Tutti questi passaggi che abbiamo di fronte ci portano a dire che il meeting seminario lanciato da Uniti contro la crisi, che si terrà il prossimo 22 e 23 gennaio all’interno degli spazi del Centro Sociale Rivolta di Marghera, è un appuntamento fondamentale.
Un momento importante per definire, ad esempio, che cosa significheranno gli stati generali della conoscenza in termini di articolazione del lavoro cognitivo che è al centro della produzione oggi, ma che allo stesso tempo è anche al centro dello sfruttamento della mannaia della crisi. Un momento per discutere ed articolare, ad esempio, insieme che cosa significa star dentro il conflitto operaio che si determina oggi in una forma nuova, che oltrepassa il sindacato e che le forme sindacali classiche non riescono più a interpretare e cosa significa a questo proposito legarli al problema del reddito, di un nuovo welfare . Un occasione, ad esempio, per pensare ad un referendum per abrogare il decreto Gelmini, come già sta partendo come suggestione nell’Università e che potrebbe avvicinare alle esperienze che i movimenti sui beni comuni come quello dell’acqua stanno facendo. Un momento per articolare anche un progetto ecologico alternativo all’interno di questo percorso.

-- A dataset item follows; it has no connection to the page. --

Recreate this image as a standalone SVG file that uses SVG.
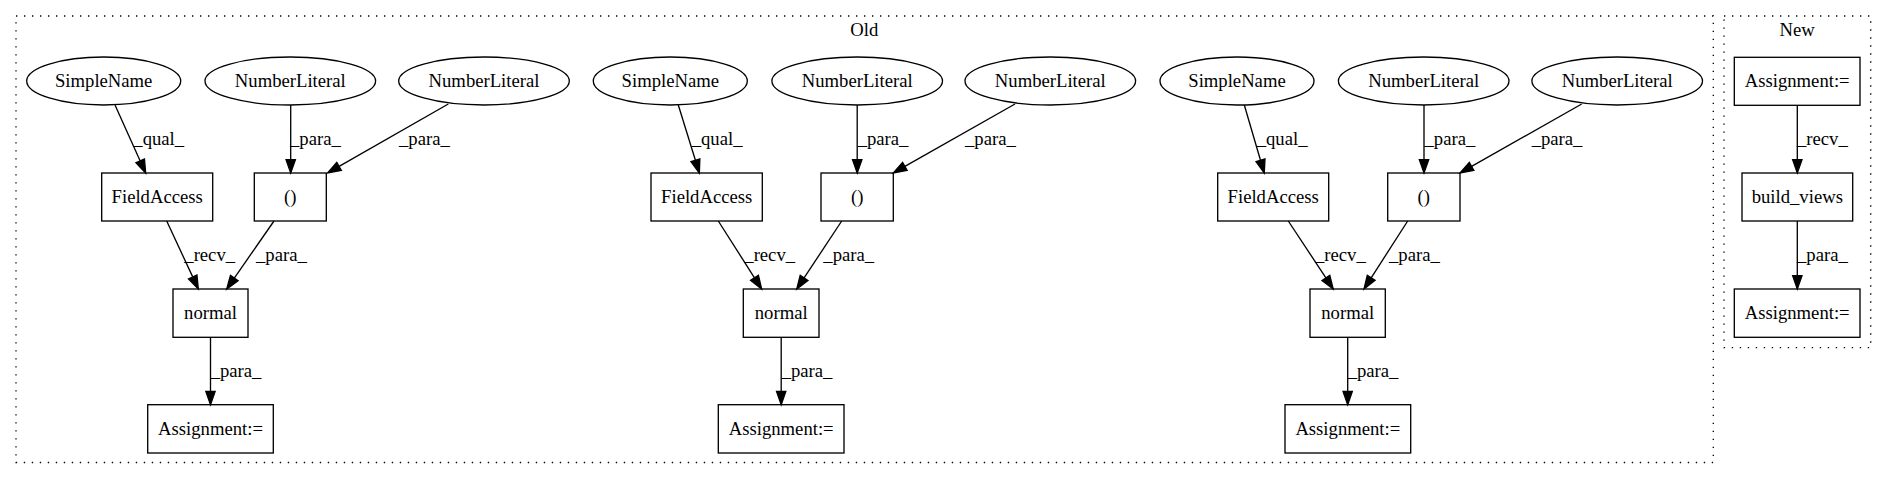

Tutti questi nodi aperti possono nel seminario-meeting del 22 e del 23 gennaio a Marghera trovare una grande occasione per costruire un nuovo impulso alla progettualità politica collettiva, proprio a partire anche dalla storica giornata di ieri che nella sua complessità ci ha messo di fronte alle difficoltà vere, quelle che nascono dalle cose che cambiano innervate della vita reale delle persone.